Quand British Petroleum a déclaré unilatéralement
qu'elle allait publier le montant des royalties qu'elle versait au gouvernement
angolais, les autres compagnies pétrolières n'ont pas suivi.
Ce gouvernement, lui, ne souhaitait pas que l'information soit rendue
publique - pour des raisons évidentes. Et Washington n'a exercé
aucune pression sur les pétroliers américains. Les ÉtatsUnis
auraient dû eux-mêmes depuis longtemps prendre l'initiative
sur cette question, mais ils ne l'ont pas fait. L'exploitation n'était
peut-être pas aussi éhontée qu'au temps de la guerre
froide, où nous soutenions des personnages comme Mobutu en leur
donnant de l'argent et des armes parce que l'Occident redoutait une domination
soviétique sur l'Afrique. Quand on prêtait alors de l'argent
au Zaïre, chacun savait qu'il irait dans les comptes bancaires de
Mobutu en Suisse ; mais c'est le peuple zaïrois qui a hérité
du fardeau de la dette, et l'Amérique a été lente
à l'en décharger, même lorsqu'il s'agissait de dettes
aussi odieuses. Le Congrès a enfin voté l'African Growth
and Opportunity Act le 18 mai 2000 - après cinq ans de 'tergiversations.
Mais, en échange d'une ouverture limitée du marché
américain, les pays africains doivent accepter des conditions très
dures variantes des infâmes conditions d'ajustement structurel du
FMI, qui, trop souvent, étouffent la croissance, créent
le chômage et aggravent les conditions sociales'.
Parfois, les conséquences
des mauvaises politiques ne se matérialisent pas pendant des années.

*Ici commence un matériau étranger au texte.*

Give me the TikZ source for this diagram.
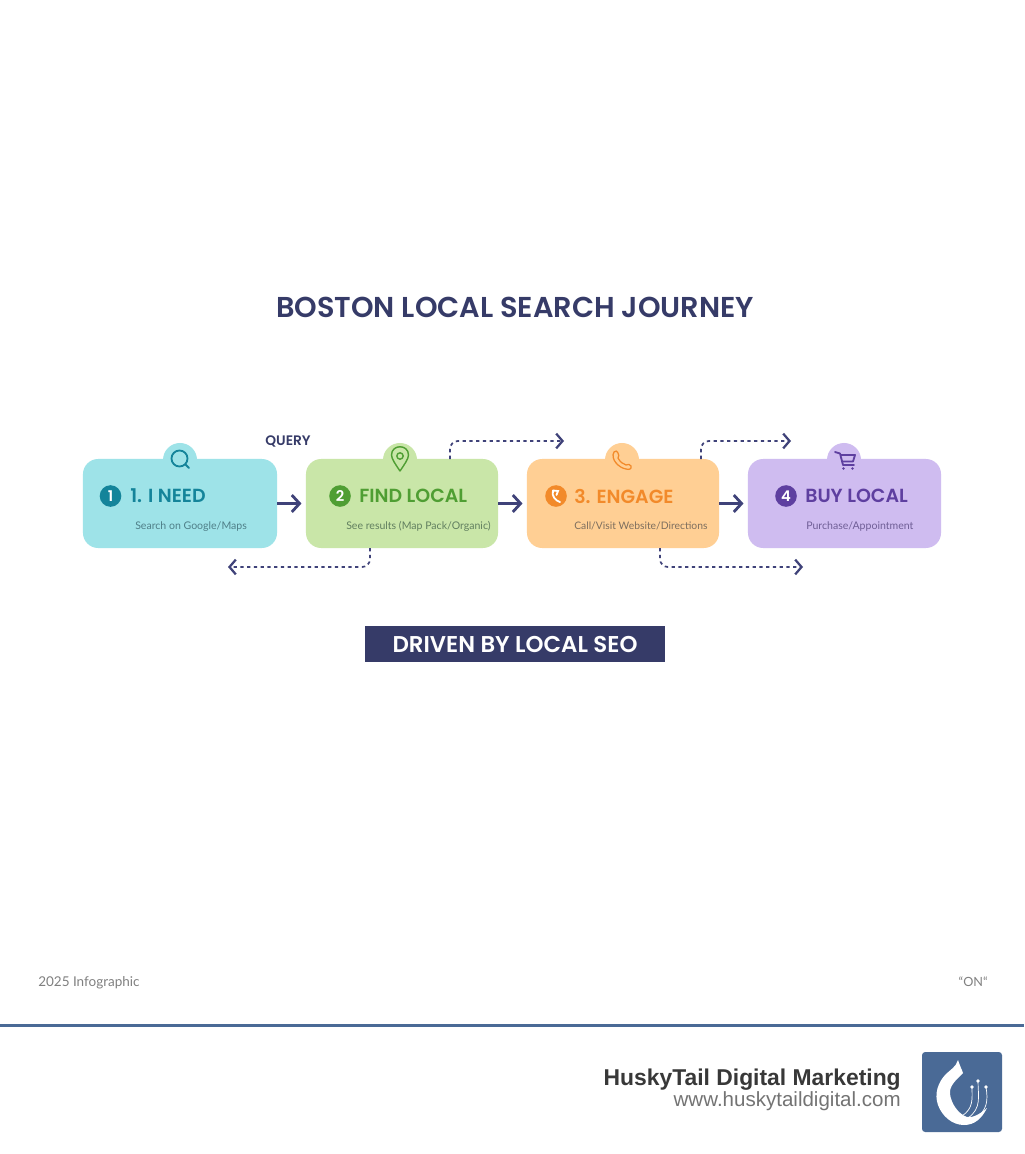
\documentclass[tikz,border=0pt]{standalone}
\usepackage{fontspec}
\usetikzlibrary{arrows.meta}
\setmainfont[BoldFont={Poppins SemiBold}]{Poppins}
\newfontfamily\subfont{Lato}
\newfontfamily\footfont{Liberation Sans}
\newcommand{\fsize}[1]{\fontsize{#1pt}{#1pt}\selectfont}
\definecolor{navy}{HTML}{363B68}
\definecolor{arrowblue}{HTML}{3F4279}
\definecolor{steel}{HTML}{4A6A96}
\definecolor{tealfill}{HTML}{9EE3E8}
\definecolor{tealtext}{HTML}{14849A}
\definecolor{tealsub}{HTML}{4F7F88}
\definecolor{greenfill}{HTML}{C9E6A8}
\definecolor{greentext}{HTML}{4F9E33}
\definecolor{greensub}{HTML}{617F5F}
\definecolor{orangefill}{HTML}{FFCF94}
\definecolor{orangetext}{HTML}{F28A2A}
\definecolor{orangesub}{HTML}{7D6E5E}
\definecolor{purplefill}{HTML}{CFBCF0}
\definecolor{purpletext}{HTML}{5E3FA0}
\definecolor{purplesub}{HTML}{6F5E96}
\tikzset{
  cardbox/.style={draw=none, rounded corners=0.38cm, minimum width=#1, minimum height=2.225cm, inner sep=0pt},
  bump/.style={circle, draw=none, minimum size=0.85cm, inner sep=0pt},
  badge/.style={circle, draw=none, minimum size=0.54cm, inner sep=0pt, text=white, font=\fsize{10.5}\bfseries},
  headtext/.style={anchor=west, inner sep=0pt, font=\fsize{13.5}\bfseries},
  subtext/.style={anchor=base west, inner sep=0pt, font=\subfont\fsize{7.5}},
  flowarrow/.style={draw=arrowblue, line width=2pt, -{Straight Barb[length=5.5pt,width=12pt,line width=2pt]}, shorten >=3pt},
  dashflow/.style={draw=arrowblue, line width=1.2pt, dash pattern=on 2.4pt off 2.4pt, rounded corners=0.2cm, -{Straight Barb[length=4.5pt,width=10.5pt,line width=1.6pt]}},
  iconline/.style={line width=1.3pt, line cap=round, line join=round}
}
\begin{document}
\begin{tikzpicture}[x=0.025cm, y=-0.025cm]
  \useasboundingbox[fill=white] (0,0) rectangle (1024,1154);
  % title
  \node[inner sep=0pt, text=navy, font=\fsize{20.45}\bfseries] (title) at (515,307) {BOSTON LOCAL SEARCH JOURNEY};
  \node[inner sep=0pt, text=navy, font=\fsize{9.8}\bfseries] (query) at (288,441) {QUERY};
  % bumps behind the cards
  \node[bump, fill=tealfill] (needbump) at (180,460) {};
  \node[bump, fill=greenfill] (findbump) at (400,460) {};
  \node[bump, fill=orangefill] (engagebump) at (622,460) {};
  \node[bump, fill=purplefill] (buybump) at (844,460) {};
  % cards
  \node[cardbox=4.85cm, fill=tealfill] (need) at (180,503.5) {};
  \node[cardbox=4.8cm, fill=greenfill] (find) at (402,503.5) {};
  \node[cardbox=4.8cm, fill=orangefill] (engage) at (623,503.5) {};
  \node[cardbox=4.825cm, fill=purplefill] (buy) at (844.5,503.5) {};
  % badges
  \node[badge, fill=tealtext] (needbadge) at (110.5,496) {1};
  \node[badge, fill=greentext] (findbadge) at (340,496) {2};
  \node[badge, fill=orangetext] (engagebadge) at (556,496) {};
  \node[badge, fill=purpletext] (buybadge) at (786,496) {4};
  % card texts
  \node[headtext, text=tealtext] (needhead) at (130,496) {1. I NEED};
  \node[headtext, text=greentext] (findhead) at (359,496) {FIND LOCAL};
  \node[headtext, text=orangetext] (engagehead) at (574,496) {3. ENGAGE};
  \node[headtext, text=purpletext] (buyhead) at (805,496) {BUY LOCAL};
  \node[subtext, text=tealsub] (needsub) at (135,529.5) {Search on Google/Maps};
  \node[subtext, text=greensub] (findsub) at (346,529.5) {See results (Map Pack/Organic)};
  \node[subtext, text=orangesub, font=\subfont\fsize{7.35}] (engagesub) at (574,529.5) {Call/Visit Website/Directions};
  \node[subtext, text=purplesub] (buysub) at (806,529.5) {Purchase/Appointment};
  % arrows between the cards
  \draw[flowarrow] (need.east) -- (find.west);
  \draw[flowarrow] (find.east) -- (engage.west);
  \draw[flowarrow] (engage.east) -- (buy.west);
  % dotted side paths
  \coordinate (findtop) at (450,459);
  \coordinate (findtopend) at (564,441);
  \coordinate (engagetop) at (701,459);
  \coordinate (engagetopend) at (791,441);
  \coordinate (findbottom) at (370,548);
  \coordinate (findbottomend) at (228,567);
  \coordinate (engagebottom) at (660,548);
  \coordinate (engagebottomend) at (803,567);
  \draw[dashflow] (findtop) |- (findtopend);
  \draw[dashflow] (engagetop) |- (engagetopend);
  \draw[dashflow] (findbottom) |- (findbottomend);
  \draw[dashflow] (engagebottom) |- (engagebottomend);
  % icons
  \draw[iconline, draw=tealtext] (179.5,458.5) circle (8);
  \draw[iconline, draw=tealtext] (185.5,464.5) -- (189,468);
  \draw[iconline, draw=greentext, line width=1pt] (400,471) .. controls (396,465) and (391.5,459) .. (391.5,455) .. controls (391.5,444) and (408.5,444) .. (408.5,455) .. controls (408.5,459) and (404,465) .. (400,471) -- cycle;
  \draw[iconline, draw=greentext, line width=1pt] (400,456) circle (3.2);
  \draw[iconline, draw=orangetext, line width=0.9pt] (614,452) .. controls (616,450) and (617,451) .. (618,453) .. controls (619,455) and (619,456) .. (618,458) .. controls (620,462) and (623,464) .. (626,465) .. controls (628,463) and (630,465) .. (631,466) .. controls (632,469) and (629,470) .. (626,469) .. controls (619,468) and (610,459) .. (614,452) -- cycle;
  \draw[iconline, draw=purpletext] (835,452) -- (840,453.5) -- (843,465) -- (854,465);
  \draw[iconline, draw=purpletext] (841,455) -- (855,455) -- (853,461.5) -- (842.5,461.5);
  \fill[purpletext] (843.5,468.5) circle (1.4) (852.5,468.5) circle (1.4);
  \draw[line width=1.3pt, draw=white, line cap=round] (553,490.5) .. controls (551,496) and (556,501) .. (560,502);
  \draw[line width=1.3pt, draw=white, line cap=round] (553,490.5) -- (558,491) -- (556.5,495);
  % banner
  \node[fill=navy, minimum width=7.5cm, minimum height=0.9cm, inner sep=0pt, text=white, font=\fsize{16.25}\bfseries] (banner) at (515,644) {DRIVEN BY LOCAL SEO};
  % footer
  \node[inner sep=0pt, anchor=west, text=black!50, font=\subfont\fsize{9.6}] (year) at (38,983) {2025 Infographic};
  \node[inner sep=0pt, anchor=east, text=black!50, font=\subfont\fsize{9}] (on) at (988,982) {“ON“};
  \fill[steel] (0,1024) rectangle (1024,1027);
  \node[inner sep=0pt, anchor=east, text=black!78, font=\footfont\fsize{16.27}\bfseries] (brand) at (901,1079.5) {HuskyTail Digital Marketing};
  \node[inner sep=0pt, anchor=east, text=black!55, font=\footfont\fsize{14.6}] (site) at (901,1101) {www.huskytaildigital.com};
  % logo
  \node[fill=steel, rounded corners=0.08cm, minimum size=2cm, inner sep=0pt] (logo) at (962,1092) {};
  \fill[white] (958,1060) .. controls (960,1066) and (962,1070) .. (963,1073) .. controls (956,1080) and (949,1086) .. (950,1094) .. controls (951,1103) and (958,1114) .. (967,1117) .. controls (973,1118) and (980,1114) .. (987,1108) .. controls (982,1118) and (975,1125) .. (964,1125) .. controls (952,1125) and (942,1116) .. (938,1105) .. controls (934,1094) and (938,1082) .. (946,1074) .. controls (950,1070) and (956,1067) .. (958,1060) -- cycle;
  \foreach \dotx/\doty in {978/1081, 972/1087, 986/1087}
    \fill[white] (\dotx,\doty) circle (1.8);
  \draw[white, line width=0.5pt] (978,1081) .. controls (978,1096) and (982,1108) .. (968,1118)
    (972,1087) .. controls (972,1098) and (974,1108) .. (962,1116)
    (986,1087) .. controls (988,1100) and (988,1110) .. (974,1120);
\end{tikzpicture}
\end{document}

La déréglementation du secteur financier des années
1980 a mis une décennie à produire pleinement ses effets
aux États-Unis. Avec les erreurs de la mondialisation, le temps
a été moins clément. Pour la désastreuse libéralisation
des marchés financiers, le jour du jugement est vite arrivé
- en Corée, quatre ans seulement après sa mise en oeuvre,
avec la crise de 1997. Pour les fautes générales commises
dans la gestion de la mondialisation, ce fut deux ans plus tard, aux États-Unis
mêmes, lorsque, en décembre 1999, nous avons voulu lancer
un nouveau round de négociations commerciales à Seattle:
il y eut des manifestations comme on n'en voyait plus depuis un quart
de siècle, depuis la guerre du Viêt-nam.